Balance zwischen Partei und Amt
Nach Jubel und Konfetti war den Grünen am Wochenende nicht zumute. Schnörkellos verabschiedeten sie ihre beiden Parteivorsitzenden Annalena Baerbock und Robert Habeck am Freitag. Schnörkellos empfingen sie die beiden Neuen, Ricarda Lang und Omid Nouripour, am Samstag im Amt. Tulpen, Dankesreden und allerlei Umarmungen, das war’s. Das war Corona geschuldet, klar. Doch nicht nur deswegen fiel die Feier knapp aus.
Für Baerbock und Habeck liegt der Fokus schon längst woanders. Während die Chefdiplomatin Deutschlands in den vergangenen Wochen mit den außenpolitischen Brandherden dieser Welt beschäftigt war, erklärte der Klimaschutz- und Wirtschaftsminister den Bürgern, worauf sie sich energietechnisch werden einstellen müssen. Die Grünen sind voll aufs Regieren gepolt. Das Machtzentrum der Partei hat sich ins Kabinett verschoben.

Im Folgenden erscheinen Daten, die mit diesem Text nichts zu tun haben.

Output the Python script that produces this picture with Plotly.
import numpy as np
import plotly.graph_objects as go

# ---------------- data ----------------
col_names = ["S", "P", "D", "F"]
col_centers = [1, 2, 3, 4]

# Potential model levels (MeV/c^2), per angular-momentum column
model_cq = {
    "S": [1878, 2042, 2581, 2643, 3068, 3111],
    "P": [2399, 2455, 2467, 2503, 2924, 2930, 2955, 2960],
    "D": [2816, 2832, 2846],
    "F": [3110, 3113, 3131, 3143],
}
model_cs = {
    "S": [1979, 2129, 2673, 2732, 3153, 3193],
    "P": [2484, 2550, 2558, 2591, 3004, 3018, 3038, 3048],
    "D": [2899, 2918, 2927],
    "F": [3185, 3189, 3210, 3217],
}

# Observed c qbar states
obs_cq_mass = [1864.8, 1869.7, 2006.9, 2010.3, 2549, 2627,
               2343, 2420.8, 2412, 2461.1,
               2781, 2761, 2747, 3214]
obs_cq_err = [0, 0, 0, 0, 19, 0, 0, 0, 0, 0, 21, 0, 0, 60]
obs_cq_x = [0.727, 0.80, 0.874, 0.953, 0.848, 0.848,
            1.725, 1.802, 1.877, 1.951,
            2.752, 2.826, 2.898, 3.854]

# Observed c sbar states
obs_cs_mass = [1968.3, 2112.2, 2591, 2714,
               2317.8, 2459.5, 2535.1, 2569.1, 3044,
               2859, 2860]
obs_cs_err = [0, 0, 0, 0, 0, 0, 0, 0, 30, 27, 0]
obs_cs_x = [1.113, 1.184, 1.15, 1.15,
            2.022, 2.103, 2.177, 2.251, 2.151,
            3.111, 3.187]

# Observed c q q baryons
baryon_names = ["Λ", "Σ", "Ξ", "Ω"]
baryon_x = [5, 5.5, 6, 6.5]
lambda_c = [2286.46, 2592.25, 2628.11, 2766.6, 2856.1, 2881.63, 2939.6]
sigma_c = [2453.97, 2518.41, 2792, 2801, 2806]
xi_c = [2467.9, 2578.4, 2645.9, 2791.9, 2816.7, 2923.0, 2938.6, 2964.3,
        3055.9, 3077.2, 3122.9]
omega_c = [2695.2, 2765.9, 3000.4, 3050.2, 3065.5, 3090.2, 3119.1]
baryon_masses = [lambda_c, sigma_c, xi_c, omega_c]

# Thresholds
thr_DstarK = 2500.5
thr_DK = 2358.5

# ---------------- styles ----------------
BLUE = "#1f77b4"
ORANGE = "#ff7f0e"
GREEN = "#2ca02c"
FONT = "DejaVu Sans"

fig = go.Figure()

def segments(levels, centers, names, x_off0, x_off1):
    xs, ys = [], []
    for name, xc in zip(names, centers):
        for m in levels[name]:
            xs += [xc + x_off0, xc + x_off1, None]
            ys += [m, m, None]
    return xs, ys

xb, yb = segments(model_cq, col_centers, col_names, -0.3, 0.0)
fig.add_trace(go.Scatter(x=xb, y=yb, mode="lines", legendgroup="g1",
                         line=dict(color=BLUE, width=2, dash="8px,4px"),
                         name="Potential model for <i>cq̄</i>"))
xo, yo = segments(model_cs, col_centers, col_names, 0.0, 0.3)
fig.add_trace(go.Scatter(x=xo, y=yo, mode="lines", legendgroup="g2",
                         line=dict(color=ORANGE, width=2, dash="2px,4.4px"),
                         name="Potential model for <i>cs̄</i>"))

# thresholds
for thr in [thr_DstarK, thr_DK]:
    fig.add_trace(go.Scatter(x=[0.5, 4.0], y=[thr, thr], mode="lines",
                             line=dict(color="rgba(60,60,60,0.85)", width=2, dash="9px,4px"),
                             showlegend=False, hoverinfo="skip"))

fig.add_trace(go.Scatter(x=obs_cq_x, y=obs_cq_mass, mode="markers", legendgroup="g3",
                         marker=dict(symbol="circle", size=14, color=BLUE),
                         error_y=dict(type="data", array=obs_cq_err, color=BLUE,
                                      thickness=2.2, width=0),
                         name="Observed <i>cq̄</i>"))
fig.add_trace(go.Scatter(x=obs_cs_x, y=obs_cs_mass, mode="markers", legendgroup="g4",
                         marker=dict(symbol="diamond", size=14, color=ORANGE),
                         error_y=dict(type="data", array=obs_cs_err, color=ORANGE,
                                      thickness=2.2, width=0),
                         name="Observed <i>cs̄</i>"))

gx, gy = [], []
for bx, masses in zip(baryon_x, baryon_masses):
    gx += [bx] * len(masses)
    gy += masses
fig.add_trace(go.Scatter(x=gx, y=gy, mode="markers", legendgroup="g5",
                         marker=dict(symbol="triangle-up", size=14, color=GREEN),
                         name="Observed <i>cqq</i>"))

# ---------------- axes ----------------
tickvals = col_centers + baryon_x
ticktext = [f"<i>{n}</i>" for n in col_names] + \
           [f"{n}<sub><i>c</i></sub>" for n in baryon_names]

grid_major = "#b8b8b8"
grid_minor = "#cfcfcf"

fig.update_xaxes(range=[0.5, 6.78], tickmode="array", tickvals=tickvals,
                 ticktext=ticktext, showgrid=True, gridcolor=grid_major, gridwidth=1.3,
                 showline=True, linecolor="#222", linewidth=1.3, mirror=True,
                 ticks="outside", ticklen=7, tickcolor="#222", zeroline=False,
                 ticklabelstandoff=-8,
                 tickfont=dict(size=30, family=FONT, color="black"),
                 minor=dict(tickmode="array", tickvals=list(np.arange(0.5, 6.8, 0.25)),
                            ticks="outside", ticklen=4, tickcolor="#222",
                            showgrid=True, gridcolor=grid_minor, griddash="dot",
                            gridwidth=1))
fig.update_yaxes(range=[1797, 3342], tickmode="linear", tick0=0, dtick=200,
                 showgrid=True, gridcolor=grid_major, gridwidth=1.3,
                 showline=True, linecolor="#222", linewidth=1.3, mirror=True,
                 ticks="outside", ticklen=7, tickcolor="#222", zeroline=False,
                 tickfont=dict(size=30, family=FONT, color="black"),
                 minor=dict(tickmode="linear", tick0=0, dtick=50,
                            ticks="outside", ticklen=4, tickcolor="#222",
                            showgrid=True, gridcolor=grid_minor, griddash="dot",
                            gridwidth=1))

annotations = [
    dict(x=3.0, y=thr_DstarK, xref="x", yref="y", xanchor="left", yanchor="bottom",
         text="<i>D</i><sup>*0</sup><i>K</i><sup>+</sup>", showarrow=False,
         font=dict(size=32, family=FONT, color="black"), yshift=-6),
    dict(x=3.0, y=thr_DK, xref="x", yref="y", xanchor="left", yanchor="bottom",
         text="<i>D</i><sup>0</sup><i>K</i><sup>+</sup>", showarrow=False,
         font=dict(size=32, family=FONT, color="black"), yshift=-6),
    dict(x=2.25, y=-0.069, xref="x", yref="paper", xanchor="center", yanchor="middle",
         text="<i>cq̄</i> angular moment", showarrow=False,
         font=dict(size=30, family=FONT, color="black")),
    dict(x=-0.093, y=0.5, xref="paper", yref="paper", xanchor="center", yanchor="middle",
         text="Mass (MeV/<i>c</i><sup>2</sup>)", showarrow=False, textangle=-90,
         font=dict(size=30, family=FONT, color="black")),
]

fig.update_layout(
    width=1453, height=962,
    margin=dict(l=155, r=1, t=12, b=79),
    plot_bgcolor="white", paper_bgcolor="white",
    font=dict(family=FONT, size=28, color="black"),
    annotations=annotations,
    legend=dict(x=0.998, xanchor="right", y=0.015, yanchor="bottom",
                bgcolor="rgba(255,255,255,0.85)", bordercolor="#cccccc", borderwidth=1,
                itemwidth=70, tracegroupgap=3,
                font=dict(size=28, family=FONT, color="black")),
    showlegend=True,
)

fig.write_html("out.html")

Das war bereits in der ersten Regierungsbeteiligung unter SPDKanzler Gerhard Schröder so. Damals verlor die Partei an Relevanz, die Parteivorsitzenden führten ein Schattendasein. Aus diesen Fehlern wollen Lang und Nouripour lernen und es anders machen. Regieren ist besser als nicht regieren: Das wird wohl auch so ziemlich jedes Parteimitglied so sehen. Doch zu welchem Preis?
Mit dieser Frage werden Lang und Nouripour oft konfrontiert werden. Umso wichtiger ist es, dass sie die richtige Balance aus Eigenständigkeit und Loyalität gegenüber der Regierung finden. Sie werden der Basis möglicherweise nicht nur schmerzhafte Kompromisse erklären müssen, sondern auch dafür Sorge tragen, dass das basisdemokratische Profil der Partei nicht leidet. Sie werden eigene Akzente setzen, die Minister aber auch glänzen lassen müssen.

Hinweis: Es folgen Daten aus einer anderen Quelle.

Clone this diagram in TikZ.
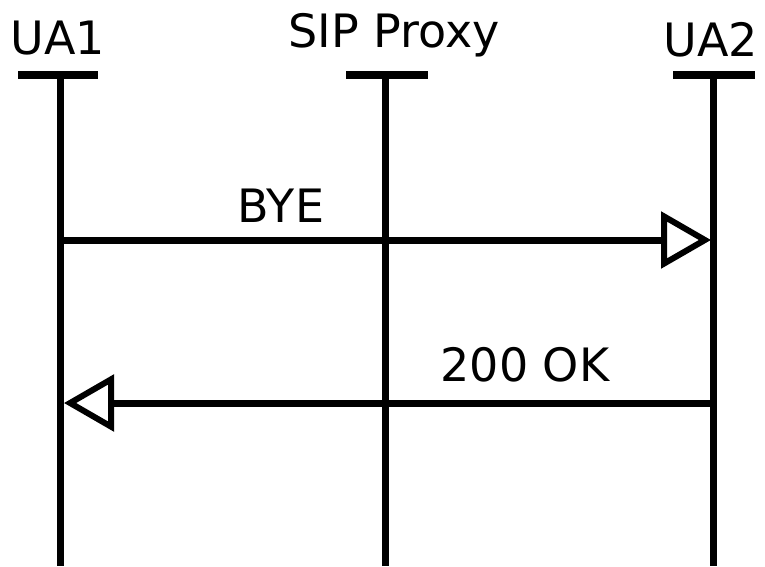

Die wichtigste Aufgabe aber ist der Machterhalt. In vier Jahren soll das mit der Kanzlerschaft klappen. Darauf werden die Chefs die Partei vorbereiten müssen. Die Grünen sind keine Programmpartei mehr. Auch das machte der Parteitag deutlich. Die Grünen sind Regierungspartei – und sie wollen es bleiben.